Looking east from Vatovavy toward Sangasanga

It goes without say, that I have really enjoyed my three months at KAFS. I’ll miss getting up at dawn and seeing the mist swirling around Vatovavy as the sun creeps over the horizon just to the left of it. And the soft churring of the nightjars which usually wakes me just before my alarm sounds. I’ll miss the walk to breakfast in the lovely cool air, followed by the buzz of the morning briefing as staff receive their assignments for the day. Searching the forest floor for seeds, which are far more valuable than gold, in my opinion, is a great way to experience the charm of the forests. I’ll miss the bubbling song of the drongo, the constant parade of colourful dragonflies and butterflies, and the dramatic evening thunderstorms as I go to bed. I’ll miss the good humour and patience of all the staff and the enthusiasm of those who attended the 2pm English classes, (apologies for leaving a bit of the Irish accent behind in KAFS). Most of all I’ll miss the constant possibility of seeing something new. 

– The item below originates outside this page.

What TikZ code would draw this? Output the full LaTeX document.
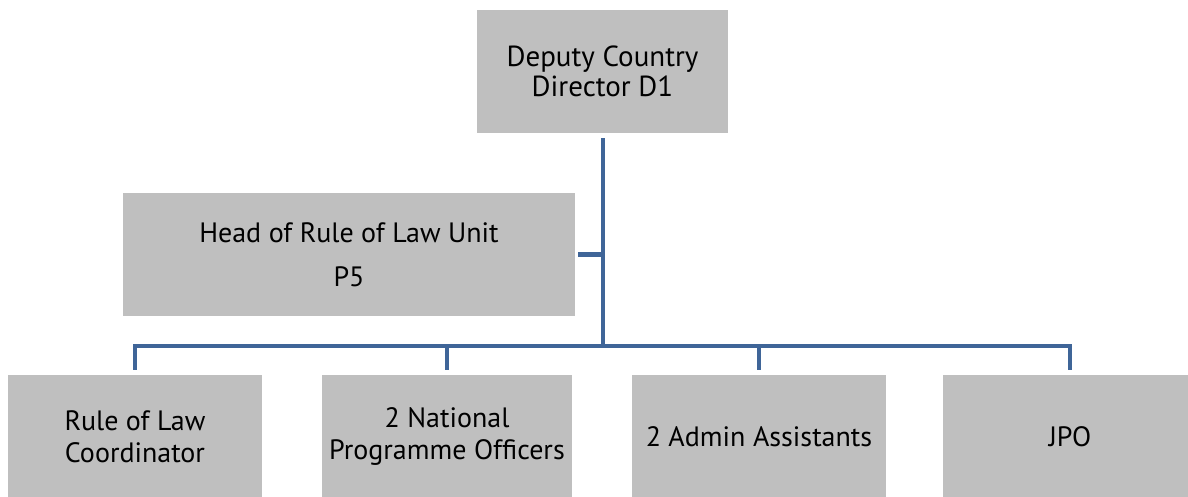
\documentclass[tikz,border=0pt]{standalone}
\usepackage{fontspec}
\setmainfont{PT Sans}
\definecolor{boxgray}{HTML}{BFBFBF}
\definecolor{linkblue}{HTML}{3F6598}
\tikzset{
  orgbox/.style={fill=boxgray, draw=none, inner sep=0pt, align=center,
    minimum height=123pt},
  conn/.style={draw=linkblue, line width=4.6pt, line cap=butt, line join=miter},
  toptext/.style={font=\fontsize{29}{30.5}\selectfont},
  headtext/.style={font=\fontsize{28}{44}\selectfont},
  lowtext/.style={font=\fontsize{28}{31.7}\selectfont},
}
\begin{document}
\begin{tikzpicture}[x=1pt, y=1pt]
  \clip (0,0) rectangle (1188,496);
  \fill[white] (0,0) rectangle (1188,496);

  % positions of the boxes
  \node[orgbox, toptext, minimum width=251pt] (dir) at (602.5,424.5)
    {Deputy Country\\Director D1};
  \node[orgbox, headtext, minimum width=452pt] (head) at (349,241.5)
    {Head of Rule of Law Unit\\P5};
  \node[orgbox, lowtext, minimum width=254pt] (c1) at (135,59.5)
    {Rule of Law\\Coordinator};
  \node[orgbox, lowtext, minimum width=250pt] (c2) at (447,59.5)
    {2 National\\Programme Officers};
  \node[orgbox, lowtext, minimum width=254pt] (c3) at (759,59.5)
    {2 Admin Assistants};
  \node[orgbox, lowtext, minimum width=254pt] (c4) at (1070,59.5)
    {JPO};

  % junction on the horizontal bus
  \coordinate (bus) at (603,150);

  % trunk from the director down to the bus
  \draw[conn] ([yshift=-5pt]dir.south -| bus) -- (bus);
  % side branch to the unit head
  \draw[conn] ([xshift=3pt]head.east) -- (head.east -| bus);
  % bus with drops to the four units
  \draw[conn] ([yshift=5pt]c1.north) -- (c1.north |- bus)
    -- (c4.north |- bus) -- ([yshift=5pt]c4.north);
  \draw[conn] (c2.north |- bus) -- ([yshift=5pt]c2.north);
  \draw[conn] (c3.north |- bus) -- ([yshift=5pt]c3.north);
\end{tikzpicture}
\end{document}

As I leave the KAFS house sparrows to return to the house sparrows in my own garden I wish to thank everyone at MBP and KAFS who have made me feel so welcome and a part of the team for the last three months.  I am reluctant to mention anyone in particular as literally dozens of staff here have been so friendly and helpful. But I feel I do have to thank Fredo and Harilala for making KAFS a very pleasant place to be, and naturally I have to thank my colleagues in the seed collection team, Levazaha, Pita, Tadidy, ably lead by Monja. They taught me to recognise the seeds, trees and helped to find so much interesting wildlife. I have to thank the catering staff, Christine, Nadia, Fabrice and Rodin who kept me well fed, and the groundskeeper supervisor Frederic who always knew where to find anything that I might need. I also had the pleasure of meeting Dr Louis at KAFS.

I hope that MBP can keep up the good work or community engagement and reforestation for many years to come and I definitely intend to return someday. 

Thank-you and cherrio. 

Misaotra betsaka and Veloma.   

Go raibh míle maith agaibh agus slán go foill.